Essentiellement connu en France pour Vagabond (33 volumes, en cours) et Slam Dunk (31 volumes, terminé), Takehiko Inoue atteint sans doute le firmament de son art avec Real, un Seinen très original dans lequel sa passion pour le basketball l’aide à traiter le thème difficile du handicap.
Il aborde ici le quotidien, à priori banal, de joueurs de basket fauteuil, tout en nous offrant une œuvre intelligente et humaniste.
Cette série, qui ne s’enrichit que d’un seul volume par an, nous permet de suivre les destins croisés de trois lycéens, confrontés différemment au handicap.
Tomomi Nomiya est un élève peu doué pour les études et peu fréquentable qui ne vit que pour le basketball. Renvoyé de son lycée après avoir été impliqué dans un accident de moto qui a rendu sa passagère paraplégique. Sa rencontre avec Kiyoharu Togawa, brillant joueur de basket fauteuil, va lui permettre une remise en question salvatrice. Cela dit, les performances athlétiques de Togawa, ancien sprinter scolaire émérite, à présent amputé d’une jambe, cache une douleur morale plus profonde. Après le départ de Nomiya, le prétentieux Hisanobu Takahashi, nouveau leader de l’équipe de basket du lycée, va survivre à un accident de la circulation qui va changer sa vie.
Le terme japonais pour handicap est « shintaishougai » qui veut dire littéralement « obstacle douloureux pour son corps ». Takehiko Inoue respecte ce sens puisqu’il nous fait oublier rapidement les corps meurtris pour nous montrer que les émotions et les sentiments humains peuvent transcender l’obstacle physique. La détresse psychologique, l’orgueil face à l’adversité, l’amour propre, les relations affectives, les difficultés à entrevoir son avenir quand on a perdu trop tôt l’insouciance, sont traités de manière naturelle. On s’attache facilement à ces personnages, tout en nuance, dans lesquels il est aisé de se reconnaître. Les relations des trois lycéens avec leurs familles respectives sont également pleines d’enseignements sur le rôle de l’entourage face au handicap.

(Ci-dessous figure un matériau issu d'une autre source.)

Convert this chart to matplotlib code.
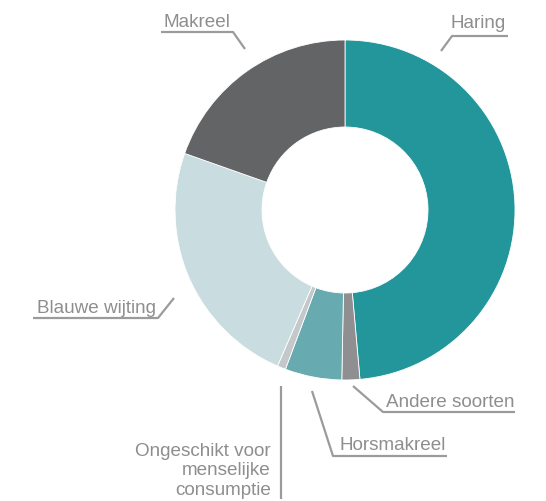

Le dessin d’Inoue est très réaliste et c’est une des forces de ce manga. Le scénario emprunte tout à la vie quotidienne et devient sous le crayon de cet auteur une œuvre brillante où le handicap est simplement perçu comme une aventure humaine. « Peu importe, que vous ayez une, deux ou pas de jambes, que souhaitez-vous faire ??? » pourrait être la philosophie de Real.
Sur Mixi, réseau social n’°1 au Japon (25 millions de membres), ce manga est le thème de plusieurs communautés (équivalent des groupes sur Facebook) qui regroupent près de 30000 fans. A titre de comparaison, 20th Century Boys, chef d’œuvre de Naoki Urasawa, en compte environ 40000. Certes, on est loin de Slam Dunk avec 310000 fans.
Son rythme de parution annuel en fait un événement attendu. En 2010, au Japon, pour fêter le 10ème volume (à paraître en France chez Kana en Novembre 2011), ce manga a eu l’honneur d’un clip vidéo, mettant en scène de vrais joueurs de basket fauteuil.
Real n’est ni triste, ni gai, encore moins compatissant mais seulement « réel », passionnant et empathique.